Locate the lines where "this" occurs and copy them as they stand.

Stored records.

^^^^

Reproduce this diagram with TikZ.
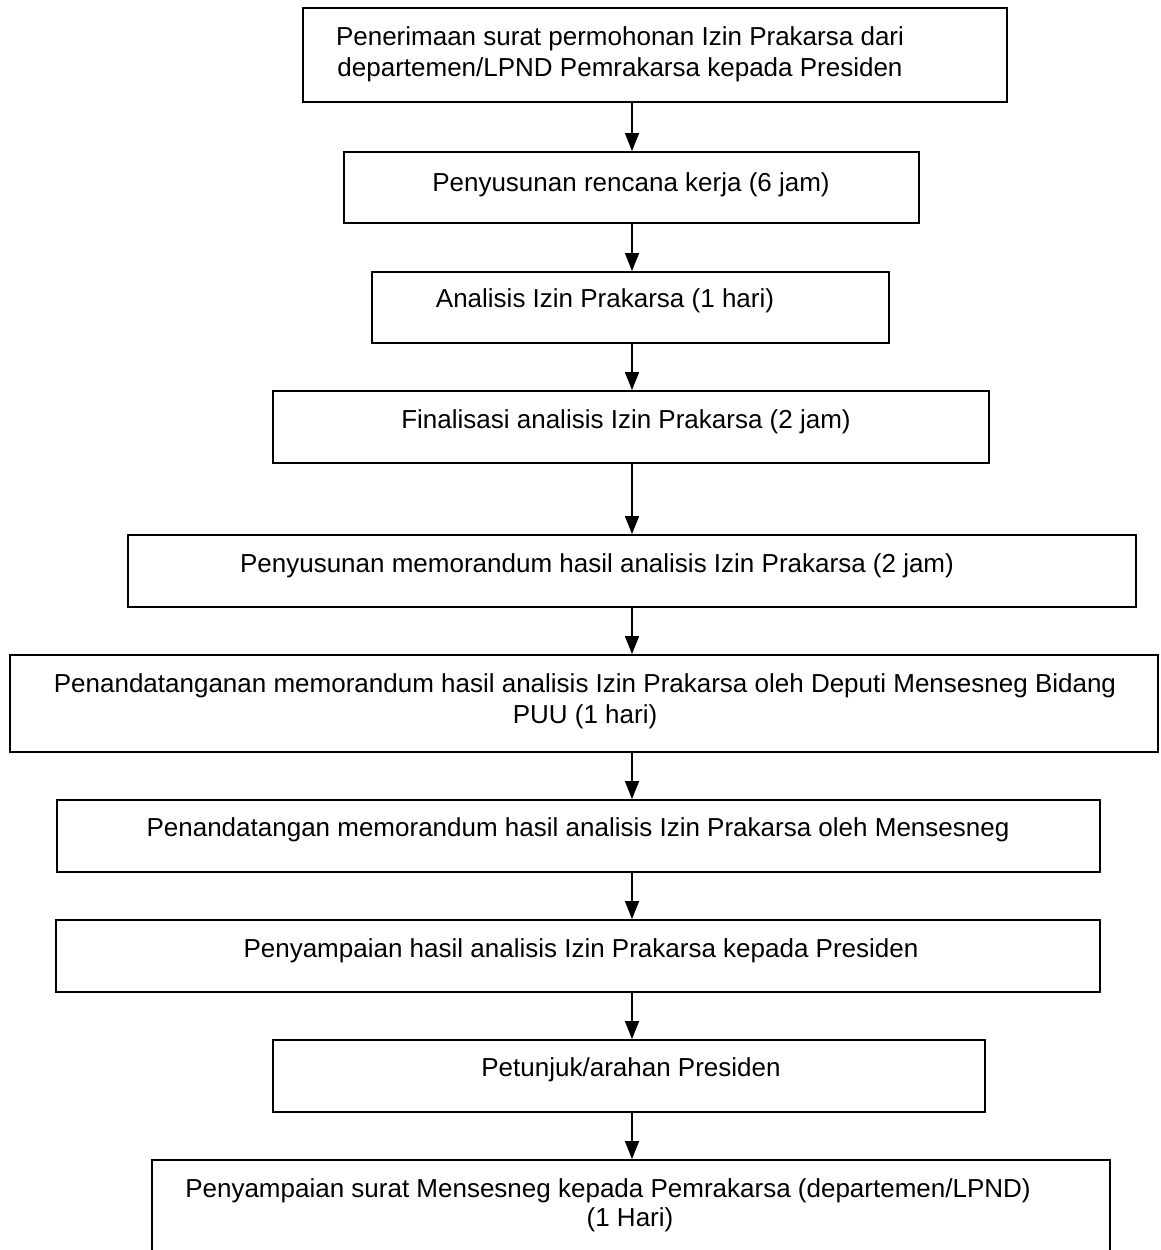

^^^^

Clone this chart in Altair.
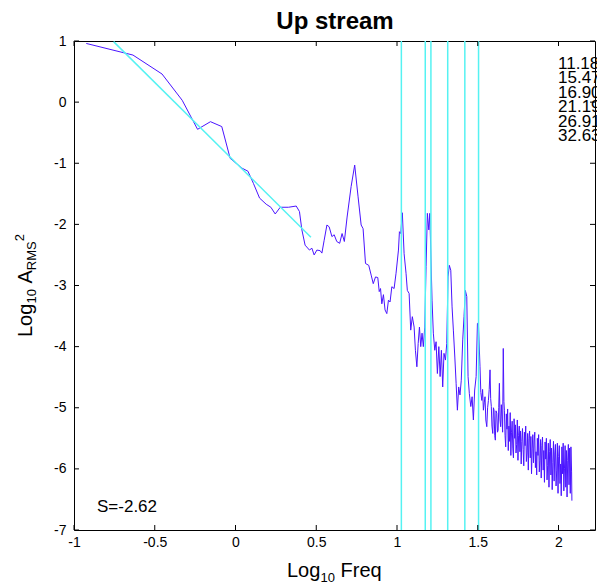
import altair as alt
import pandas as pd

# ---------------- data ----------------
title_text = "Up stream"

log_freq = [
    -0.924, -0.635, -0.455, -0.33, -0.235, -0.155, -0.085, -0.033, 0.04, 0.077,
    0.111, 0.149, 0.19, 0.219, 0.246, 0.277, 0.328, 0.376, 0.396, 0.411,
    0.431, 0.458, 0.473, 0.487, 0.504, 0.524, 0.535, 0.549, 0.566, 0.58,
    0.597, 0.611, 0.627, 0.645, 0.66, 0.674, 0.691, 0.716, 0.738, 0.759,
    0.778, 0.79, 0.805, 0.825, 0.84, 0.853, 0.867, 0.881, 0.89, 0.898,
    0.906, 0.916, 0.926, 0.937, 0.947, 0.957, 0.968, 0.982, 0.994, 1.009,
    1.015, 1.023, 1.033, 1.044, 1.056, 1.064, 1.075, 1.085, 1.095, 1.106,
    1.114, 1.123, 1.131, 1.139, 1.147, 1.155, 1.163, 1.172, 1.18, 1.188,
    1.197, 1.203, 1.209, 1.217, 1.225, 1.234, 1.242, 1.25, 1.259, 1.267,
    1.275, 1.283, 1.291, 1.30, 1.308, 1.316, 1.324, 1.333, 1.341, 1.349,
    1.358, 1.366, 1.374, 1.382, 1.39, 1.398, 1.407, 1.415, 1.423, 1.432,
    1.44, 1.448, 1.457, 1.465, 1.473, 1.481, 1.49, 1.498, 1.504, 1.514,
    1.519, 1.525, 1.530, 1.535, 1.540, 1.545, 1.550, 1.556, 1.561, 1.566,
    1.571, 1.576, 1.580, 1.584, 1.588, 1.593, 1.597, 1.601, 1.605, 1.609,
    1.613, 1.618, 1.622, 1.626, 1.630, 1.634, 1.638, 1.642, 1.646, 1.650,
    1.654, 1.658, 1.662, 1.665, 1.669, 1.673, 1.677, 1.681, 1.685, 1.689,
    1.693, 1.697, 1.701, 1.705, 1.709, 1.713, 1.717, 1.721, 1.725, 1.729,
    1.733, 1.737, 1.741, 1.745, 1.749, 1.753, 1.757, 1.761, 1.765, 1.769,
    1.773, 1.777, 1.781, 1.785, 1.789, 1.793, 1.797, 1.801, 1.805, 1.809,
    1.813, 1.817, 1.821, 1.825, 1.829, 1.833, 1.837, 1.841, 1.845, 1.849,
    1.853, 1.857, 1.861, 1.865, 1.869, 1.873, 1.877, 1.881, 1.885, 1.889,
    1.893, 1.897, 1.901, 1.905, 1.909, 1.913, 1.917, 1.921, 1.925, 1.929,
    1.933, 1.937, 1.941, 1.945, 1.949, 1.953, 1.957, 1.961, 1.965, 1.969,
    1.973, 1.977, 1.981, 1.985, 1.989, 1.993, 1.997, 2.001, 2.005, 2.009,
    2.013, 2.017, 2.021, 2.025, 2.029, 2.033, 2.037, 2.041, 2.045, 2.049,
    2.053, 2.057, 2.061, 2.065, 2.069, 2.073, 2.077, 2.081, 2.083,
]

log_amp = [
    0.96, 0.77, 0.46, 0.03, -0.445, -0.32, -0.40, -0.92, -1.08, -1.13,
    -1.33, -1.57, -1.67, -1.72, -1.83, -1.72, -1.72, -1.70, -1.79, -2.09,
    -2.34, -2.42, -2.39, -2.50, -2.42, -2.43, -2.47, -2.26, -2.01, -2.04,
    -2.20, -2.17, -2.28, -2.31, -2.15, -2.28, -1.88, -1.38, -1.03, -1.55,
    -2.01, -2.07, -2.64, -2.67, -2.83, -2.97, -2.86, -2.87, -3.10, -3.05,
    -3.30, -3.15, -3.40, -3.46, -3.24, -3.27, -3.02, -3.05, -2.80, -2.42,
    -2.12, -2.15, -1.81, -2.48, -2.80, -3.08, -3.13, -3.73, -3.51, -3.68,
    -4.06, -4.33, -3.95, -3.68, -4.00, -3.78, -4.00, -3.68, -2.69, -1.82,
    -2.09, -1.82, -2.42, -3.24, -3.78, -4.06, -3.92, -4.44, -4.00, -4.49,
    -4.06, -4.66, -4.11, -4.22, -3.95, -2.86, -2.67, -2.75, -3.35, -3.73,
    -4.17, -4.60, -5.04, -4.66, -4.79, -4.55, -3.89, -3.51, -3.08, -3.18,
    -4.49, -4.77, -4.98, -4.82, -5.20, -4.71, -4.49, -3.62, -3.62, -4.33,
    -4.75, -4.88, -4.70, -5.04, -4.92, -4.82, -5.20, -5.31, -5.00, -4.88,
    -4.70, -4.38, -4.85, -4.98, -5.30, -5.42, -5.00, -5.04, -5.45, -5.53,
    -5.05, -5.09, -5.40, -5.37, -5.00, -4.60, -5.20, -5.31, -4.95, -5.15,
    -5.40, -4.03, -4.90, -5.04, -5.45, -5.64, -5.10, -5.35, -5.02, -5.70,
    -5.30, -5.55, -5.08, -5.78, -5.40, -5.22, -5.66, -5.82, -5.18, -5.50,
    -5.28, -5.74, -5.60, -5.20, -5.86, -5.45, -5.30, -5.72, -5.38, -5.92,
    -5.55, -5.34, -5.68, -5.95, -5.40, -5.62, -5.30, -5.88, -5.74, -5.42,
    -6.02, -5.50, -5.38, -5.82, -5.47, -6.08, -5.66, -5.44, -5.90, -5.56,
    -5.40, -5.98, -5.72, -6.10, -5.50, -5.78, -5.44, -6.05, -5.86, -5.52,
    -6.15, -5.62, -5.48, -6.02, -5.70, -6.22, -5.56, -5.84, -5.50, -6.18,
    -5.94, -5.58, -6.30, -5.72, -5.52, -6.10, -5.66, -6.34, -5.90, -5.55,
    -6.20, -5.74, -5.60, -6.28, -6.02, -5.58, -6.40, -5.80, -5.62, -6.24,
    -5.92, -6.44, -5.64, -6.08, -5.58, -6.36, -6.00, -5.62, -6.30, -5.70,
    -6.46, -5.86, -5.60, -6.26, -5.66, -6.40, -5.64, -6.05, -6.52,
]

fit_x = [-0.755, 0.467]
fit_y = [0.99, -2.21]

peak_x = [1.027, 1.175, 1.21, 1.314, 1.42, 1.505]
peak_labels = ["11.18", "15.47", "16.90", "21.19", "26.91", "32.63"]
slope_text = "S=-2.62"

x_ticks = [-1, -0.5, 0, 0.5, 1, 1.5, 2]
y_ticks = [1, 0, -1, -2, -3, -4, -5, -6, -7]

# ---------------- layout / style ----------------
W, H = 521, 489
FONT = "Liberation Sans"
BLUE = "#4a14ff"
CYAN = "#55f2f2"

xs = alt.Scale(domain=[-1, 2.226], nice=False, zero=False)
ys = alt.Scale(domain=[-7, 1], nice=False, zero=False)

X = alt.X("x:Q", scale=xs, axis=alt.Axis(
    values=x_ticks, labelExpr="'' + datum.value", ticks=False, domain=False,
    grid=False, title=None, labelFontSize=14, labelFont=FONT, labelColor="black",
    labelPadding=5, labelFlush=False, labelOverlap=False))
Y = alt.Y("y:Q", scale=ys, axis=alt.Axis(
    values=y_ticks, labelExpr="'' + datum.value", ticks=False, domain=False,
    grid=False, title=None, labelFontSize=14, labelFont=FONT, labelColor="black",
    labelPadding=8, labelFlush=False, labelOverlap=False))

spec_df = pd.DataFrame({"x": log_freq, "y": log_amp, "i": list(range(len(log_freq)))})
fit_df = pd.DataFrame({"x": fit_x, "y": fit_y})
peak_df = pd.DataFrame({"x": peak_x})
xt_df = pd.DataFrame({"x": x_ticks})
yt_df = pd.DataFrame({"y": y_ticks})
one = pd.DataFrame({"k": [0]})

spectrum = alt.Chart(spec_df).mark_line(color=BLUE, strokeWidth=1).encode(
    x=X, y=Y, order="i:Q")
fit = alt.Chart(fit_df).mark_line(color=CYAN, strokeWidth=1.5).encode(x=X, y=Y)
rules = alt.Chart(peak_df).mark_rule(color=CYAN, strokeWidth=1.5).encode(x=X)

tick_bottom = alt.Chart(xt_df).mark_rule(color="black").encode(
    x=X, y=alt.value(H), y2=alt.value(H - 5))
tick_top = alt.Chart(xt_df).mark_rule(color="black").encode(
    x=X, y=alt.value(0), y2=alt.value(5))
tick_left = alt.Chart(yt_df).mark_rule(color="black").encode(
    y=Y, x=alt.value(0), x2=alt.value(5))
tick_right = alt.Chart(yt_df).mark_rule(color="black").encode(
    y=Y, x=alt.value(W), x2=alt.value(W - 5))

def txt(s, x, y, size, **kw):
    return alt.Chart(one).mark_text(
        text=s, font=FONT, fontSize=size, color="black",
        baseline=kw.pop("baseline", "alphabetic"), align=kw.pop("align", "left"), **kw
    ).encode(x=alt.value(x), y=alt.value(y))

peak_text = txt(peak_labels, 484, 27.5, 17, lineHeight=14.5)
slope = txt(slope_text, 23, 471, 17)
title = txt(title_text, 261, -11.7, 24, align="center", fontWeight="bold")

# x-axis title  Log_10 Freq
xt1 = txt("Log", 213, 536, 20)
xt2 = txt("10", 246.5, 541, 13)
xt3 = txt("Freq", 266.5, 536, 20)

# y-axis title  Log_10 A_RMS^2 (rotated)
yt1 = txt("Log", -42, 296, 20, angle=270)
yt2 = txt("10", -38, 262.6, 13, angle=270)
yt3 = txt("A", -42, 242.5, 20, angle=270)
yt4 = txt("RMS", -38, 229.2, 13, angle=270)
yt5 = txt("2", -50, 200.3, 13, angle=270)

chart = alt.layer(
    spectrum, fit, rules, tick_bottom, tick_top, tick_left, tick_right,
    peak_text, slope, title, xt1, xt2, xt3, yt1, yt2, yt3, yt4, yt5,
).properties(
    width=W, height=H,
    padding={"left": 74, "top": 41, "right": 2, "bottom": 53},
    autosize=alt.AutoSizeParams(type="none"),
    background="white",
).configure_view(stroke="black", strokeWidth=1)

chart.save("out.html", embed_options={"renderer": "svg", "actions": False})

^^^^

Solution below.
Reproduce this diagram with TikZ.
Clone this chart in Altair.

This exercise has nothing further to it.